Вспоминаю курьезный случай, который произошел не так уж давно. В период моего злополучного «секретарства» в Союзе композиторов меня усиленно приглашали возглавить жюри конкурса оперных либретто, который объявило Министерство культуры. В назначенный день мне привезли домой здоровенную папку различных либретто. Когда я стал их просматривать, кстати в тайной надежде, что какое-то пригодится и мне, я пришел в ужас. Я не мог предположить, что у нас такое количество графоманов и халтурщиков. Венцом этого «собрания сочинений», написанного достаточно известными авторами-драматургами, были два опуса. Один из них – о счастливой семейной жизни Ленина и Крупской. Другой – о недавней поездке Михаила Сергеевича Горбачева в пионерский лагерь «Артек». Последнее либретто предназначалось для детской оперы. Когда я явился в Минкульт на заседание жюри, прихватив увесистую кипу сочинений, и рассказал о своих впечатлениях, то, к моему изумлению, встретил полное сопротивление министерского начальства. Оно, как выяснилось, предполагало именно этим двум либретто присудить премии. Только после затяжной войны и при поддержке некоторых членов жюри, в частности Наталии Сац, тогдашнего худрука Детского музыкального театра, к большому неудовольствию министерского начальства, нам удалось изъять эти опусы из конкурса.
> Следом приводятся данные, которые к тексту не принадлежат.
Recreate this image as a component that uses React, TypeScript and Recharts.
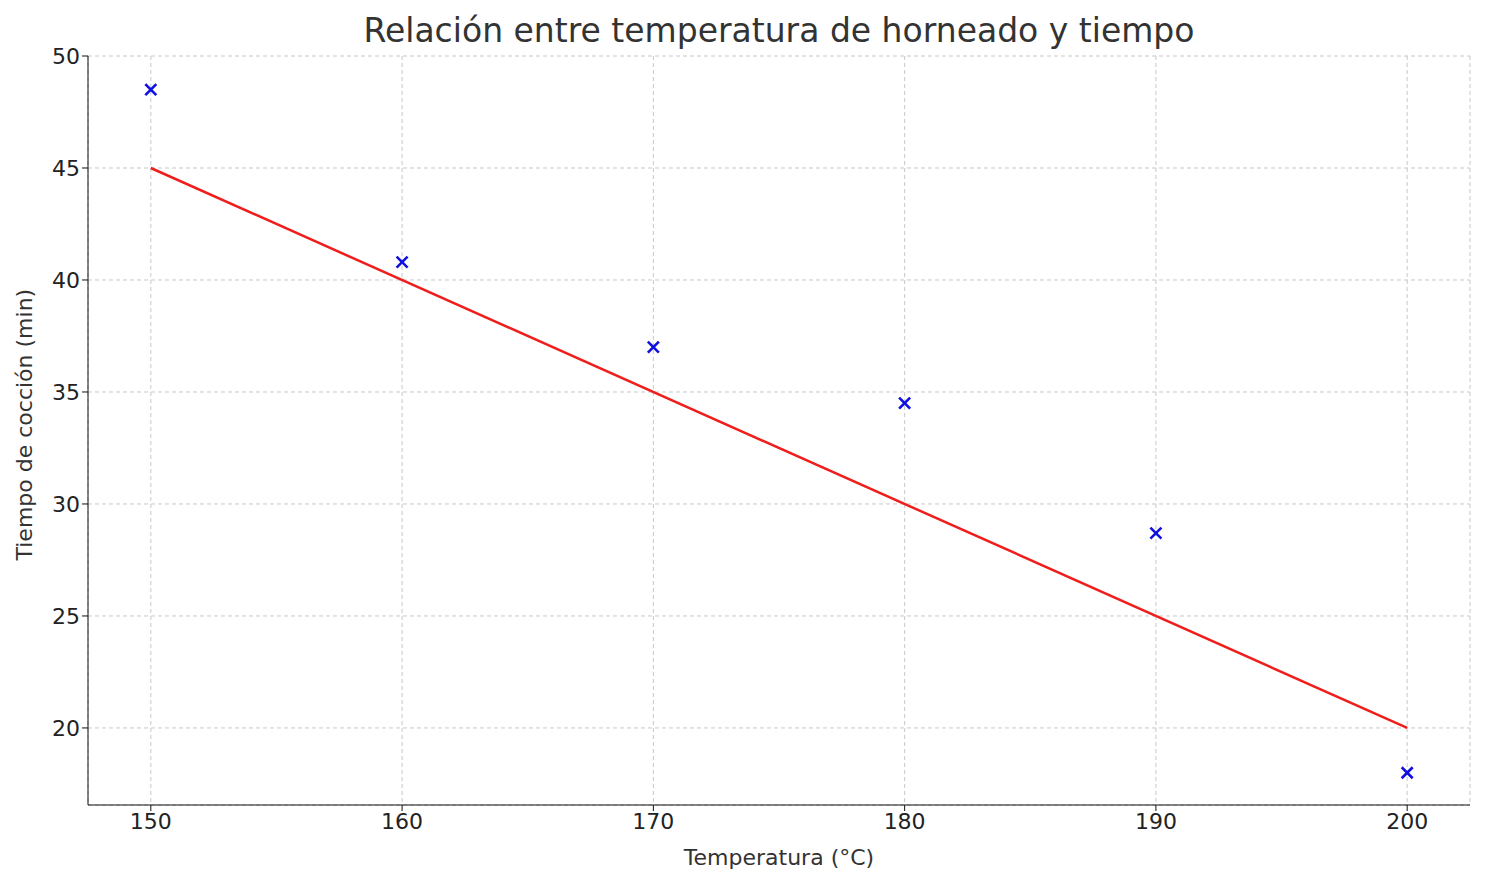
import React from "react";
import { ComposedChart, Scatter, Line, XAxis, YAxis, CartesianGrid } from "recharts";

const temps = [150, 160, 170, 180, 190, 200];
const times = [48.5, 40.8, 37.0, 34.5, 28.7, 18.0];
const fitTemps = [150, 200];
const fitTimes = [45, 20];
const xTicks = [150, 160, 170, 180, 190, 200];
const yTicks = [20, 25, 30, 35, 40, 45, 50];

const pts = temps.map((t, i) => ({ x: t, y: times[i] }));
const fit = fitTemps.map((t, i) => ({ x: t, y: fitTimes[i] }));

const Cross = (p: any) => {
  const { cx, cy } = p;
  const s = 5.5;
  return (
    <g stroke="#1010e0" strokeWidth={2.6}>
      <line x1={cx - s} y1={cy - s} x2={cx + s} y2={cy + s} />
      <line x1={cx - s} y1={cy + s} x2={cx + s} y2={cy - s} />
    </g>
  );
};

const font = "DejaVu Sans, sans-serif";

export default function App() {
  return (
    <div style={{ position: "absolute", left: 0, top: 0, width: 1485, height: 885, background: "#fff", fontFamily: font }}>
      <div style={{ position: "absolute", top: 11, width: 1558, textAlign: "center", fontSize: 33, color: "#333" }}>
        Relación entre temperatura de horneado y tiempo
      </div>
      <ComposedChart width={1485} height={885} margin={{ top: 56, right: 15, bottom: 0, left: 0 }}>
        <CartesianGrid stroke="#c8c8c8" strokeDasharray="4 3" />
        <XAxis type="number" dataKey="x" domain={[147.5, 202.5]} ticks={xTicks} height={80}
          tick={{ fontSize: 22, fill: "#222", fontFamily: font }} tickSize={6} stroke="#111"
          allowDataOverflow
          label={{ value: "Temperatura (°C)", position: "insideBottom", offset: 20, fontSize: 22, fill: "#333", fontFamily: font }} />
        <YAxis type="number" dataKey="y" domain={[16.56, 50]} ticks={yTicks} width={88}
          tick={{ fontSize: 22, fill: "#222", fontFamily: font }} tickSize={6} stroke="#111"
          allowDataOverflow
          label={{ value: "Tiempo de cocción (min)", angle: -90, position: "insideLeft", offset: 24, dy: 130, fontSize: 22, fill: "#333", fontFamily: font }} />
        <Line data={fit} dataKey="y" stroke="#f01d1d" strokeWidth={2.5} dot={false} isAnimationActive={false} />
        <Scatter data={pts} dataKey="y" shape={Cross} isAnimationActive={false} />
      </ComposedChart>
    </div>
  );
}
Если в сталинскую эпоху над интеллигенцией висел страх, то в брежневскую, да и в горбачевскую тоже, этот страх оставался. Только это был другой страх. Потерять кормушку. И еще – власть.
Я помню, мне было лет десять, когда нас принимали в пионеры. Восторг мой не имел границ. Но он еще усилился, когда меня назначили начальником пионерского отряда. И вот на линейке в школе я должен был отдавать рапорт председателю совета дружины нашей школы. Меня долго учили, со мной репетировали. Под моим началом было три звена пионеров, человек по десять в каждом. Перед строем мне отдавали рапорт звеньевые. Четким салютом я принимал рапорт и отправлял их обратно к своим звеньям. А перед подъемом флага в школьном дворе я с такой же четкостью, чеканя шаг, направился к председателю совета дружины и отрапортовал о готовности моего отряда к подъему флага. Я вспоминаю то странное и сегодня совершенно необъяснимое удовольствие, с которым я стоял с поднятой в салюте рукой, рапортовал и в ответ на снисходительное «вольно», замирая от внутреннего восторга, передавал команду «вольно» звеньевым. Когда строй, замерший в салюте, после моей команды одновременно опустил руки, я почувствовал восторг – восторг права командовать. Мне было десять лет. Мне и сегодня стыдно за это чувство. К счастью, позже во мне появилось неприятие, а потом ненависть к любым вариантам подчинения и подчиненности. Но как много людей до сих пор не могут избавиться от этого чувства восторга – ладно подчинения – подчиненности большому начальству! На этом принципе многие годы существовали и творческие союзы, да и вообще творческая среда. Это было придатком партаппарата. Кто-то включался в эту игру с удовольствием, кто-то поневоле, кто-то покидал страну, кто-то замыкался в себе, уходил во внутреннюю эмиграцию.
И все-таки сказать, что в творческих союзах все было бессмысленно и бесполезно, было бы неправдой. Союз композиторов России первым возглавил Шостакович. За ним – Свиридов. За ним – Щедрин. Дальше – поехало. Чиновники. И все кончилось.
Я вступил в Союз композиторов мальчишкой. Когда мне нужно было над чем-то срочно работать, а я жил в шестиметровой комнате, мне предложили поехать в Рузу на два месяца. В трехкомнатный коттедж, с кабинетом, спальней, столовой. С магнитофоном, инструментом, подточенными карандашами. И стоило это три сорок в день. Хотя три сорок это стоить не может. Просто композиторы, которые были уже известны в то время, те же Шостакович, Прокофьев, Хачатурян, много зарабатывали, а получали немногое из того, что зарабатывали, – из их авторских высчитывал ВААП в общей сложности до девяноста семи процентов плюс отчисления за исполнение музыки русских композиторов, вот откуда появлялись такие цены, как три сорок. И мы, молодые, могли себе позволить жить в Рузе в отдельных коттеджах. А когда моя музыка стала известной, когда с меня стали высчитывать те же девяносто семь процентов и эти отчисления тоже шли в союз, какой-то другой мальчик мог поехать в Рузу уже за мой счет. Условно говоря. Это хорошая идея.